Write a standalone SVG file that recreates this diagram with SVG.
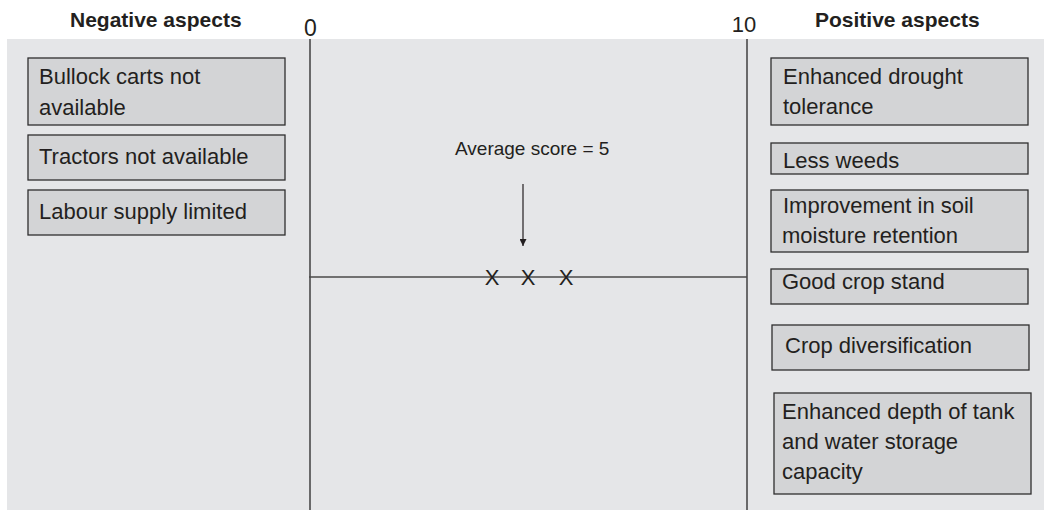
<svg xmlns="http://www.w3.org/2000/svg" width="1044" height="510" viewBox="0 0 1044 510">
<defs>
<style>
.t{font-family:"Liberation Sans",Arial,sans-serif;font-size:22px;fill:#231f20}
.h{font-family:"Liberation Sans",Arial,sans-serif;font-size:21px;font-weight:bold;fill:#231f20}
.box{fill:#d3d4d6;stroke:#2f2f2f;stroke-width:1.3}
.ln{stroke:#4a4a4a;stroke-width:1.6;fill:none}
</style>
<marker id="ah" viewBox="0 0 10 10" refX="10" refY="5" markerWidth="7" markerHeight="7" markerUnits="userSpaceOnUse" orient="auto">
<path d="M0,0 L10,5 L0,10 z" fill="#231f20"/>
</marker>
</defs>
<rect x="0" y="0" width="1044" height="510" fill="#ffffff"/>
<rect x="7" y="39" width="1037" height="471" fill="#e5e6e8"/>
<text class="h" x="70" y="27">Negative aspects</text>
<text class="h" x="815" y="27">Positive aspects</text>
<text class="t" x="310.5" y="36" text-anchor="middle" style="font-size:23px">0</text>
<text class="t" x="744" y="32" text-anchor="middle">10</text>
<g id="connectors">
<line class="ln" x1="310" y1="39" x2="310" y2="510"/>
<line class="ln" x1="747" y1="39" x2="747" y2="510"/>
<line class="ln" x1="309" y1="277" x2="747" y2="277"/>
<line x1="523" y1="184" x2="523" y2="246" stroke="#231f20" stroke-width="1.2" marker-end="url(#ah)"/>
</g>
<g id="average">
<text class="t" x="455" y="155" style="font-size:19px">Average score = 5</text>
<text class="t" x="492" y="285" text-anchor="middle">X</text>
<text class="t" x="528" y="285" text-anchor="middle">X</text>
<text class="t" x="566" y="285" text-anchor="middle">X</text>
</g>
<g id="neg1"><rect class="box" x="28" y="58" width="257" height="67"/><text class="t" x="39" y="84">Bullock carts not</text><text class="t" x="39" y="115">available</text></g>
<g id="neg2"><rect class="box" x="28" y="135" width="257" height="45"/><text class="t" x="39" y="164">Tractors not available</text></g>
<g id="neg3"><rect class="box" x="28" y="190" width="257" height="45"/><text class="t" x="39" y="219">Labour supply limited</text></g>
<g id="pos1"><rect class="box" x="771" y="58" width="257" height="67"/><text class="t" x="783" y="84">Enhanced drought</text><text class="t" x="783" y="114">tolerance</text></g>
<g id="pos2"><rect class="box" x="771" y="143" width="257" height="31"/><text class="t" x="783" y="168">Less weeds</text></g>
<g id="pos3"><rect class="box" x="771" y="190" width="257" height="62"/><text class="t" x="783" y="213">Improvement in soil</text><text class="t" x="782" y="243">moisture retention</text></g>
<g id="pos4"><rect class="box" x="771" y="269" width="257" height="35"/><text class="t" x="782" y="289">Good crop stand</text></g>
<g id="pos5"><rect class="box" x="772" y="325" width="257" height="45"/><text class="t" x="785" y="353">Crop diversification</text></g>
<g id="pos6"><rect class="box" x="774" y="393" width="257" height="101"/><text class="t" x="782" y="419">Enhanced depth of tank</text><text class="t" x="782" y="449">and water storage</text><text class="t" x="782" y="479">capacity</text></g>
</svg>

--

● Exercise brief
Give the data again exactly as written, with all pictures left out.

● Correct answer
Write a standalone SVG file that recreates this diagram with SVG.
<svg xmlns="http://www.w3.org/2000/svg" width="1044" height="510" viewBox="0 0 1044 510">
<defs>
<style>
.t{font-family:"Liberation Sans",Arial,sans-serif;font-size:22px;fill:#231f20}
.h{font-family:"Liberation Sans",Arial,sans-serif;font-size:21px;font-weight:bold;fill:#231f20}
.box{fill:#d3d4d6;stroke:#2f2f2f;stroke-width:1.3}
.ln{stroke:#4a4a4a;stroke-width:1.6;fill:none}
</style>
<marker id="ah" viewBox="0 0 10 10" refX="10" refY="5" markerWidth="7" markerHeight="7" markerUnits="userSpaceOnUse" orient="auto">
<path d="M0,0 L10,5 L0,10 z" fill="#231f20"/>
</marker>
</defs>
<rect x="0" y="0" width="1044" height="510" fill="#ffffff"/>
<rect x="7" y="39" width="1037" height="471" fill="#e5e6e8"/>
<text class="h" x="70" y="27">Negative aspects</text>
<text class="h" x="815" y="27">Positive aspects</text>
<text class="t" x="310.5" y="36" text-anchor="middle" style="font-size:23px">0</text>
<text class="t" x="744" y="32" text-anchor="middle">10</text>
<g id="connectors">
<line class="ln" x1="310" y1="39" x2="310" y2="510"/>
<line class="ln" x1="747" y1="39" x2="747" y2="510"/>
<line class="ln" x1="309" y1="277" x2="747" y2="277"/>
<line x1="523" y1="184" x2="523" y2="246" stroke="#231f20" stroke-width="1.2" marker-end="url(#ah)"/>
</g>
<g id="average">
<text class="t" x="455" y="155" style="font-size:19px">Average score = 5</text>
<text class="t" x="492" y="285" text-anchor="middle">X</text>
<text class="t" x="528" y="285" text-anchor="middle">X</text>
<text class="t" x="566" y="285" text-anchor="middle">X</text>
</g>
<g id="neg1"><rect class="box" x="28" y="58" width="257" height="67"/><text class="t" x="39" y="84">Bullock carts not</text><text class="t" x="39" y="115">available</text></g>
<g id="neg2"><rect class="box" x="28" y="135" width="257" height="45"/><text class="t" x="39" y="164">Tractors not available</text></g>
<g id="neg3"><rect class="box" x="28" y="190" width="257" height="45"/><text class="t" x="39" y="219">Labour supply limited</text></g>
<g id="pos1"><rect class="box" x="771" y="58" width="257" height="67"/><text class="t" x="783" y="84">Enhanced drought</text><text class="t" x="783" y="114">tolerance</text></g>
<g id="pos2"><rect class="box" x="771" y="143" width="257" height="31"/><text class="t" x="783" y="168">Less weeds</text></g>
<g id="pos3"><rect class="box" x="771" y="190" width="257" height="62"/><text class="t" x="783" y="213">Improvement in soil</text><text class="t" x="782" y="243">moisture retention</text></g>
<g id="pos4"><rect class="box" x="771" y="269" width="257" height="35"/><text class="t" x="782" y="289">Good crop stand</text></g>
<g id="pos5"><rect class="box" x="772" y="325" width="257" height="45"/><text class="t" x="785" y="353">Crop diversification</text></g>
<g id="pos6"><rect class="box" x="774" y="393" width="257" height="101"/><text class="t" x="782" y="419">Enhanced depth of tank</text><text class="t" x="782" y="449">and water storage</text><text class="t" x="782" y="479">capacity</text></g>
</svg>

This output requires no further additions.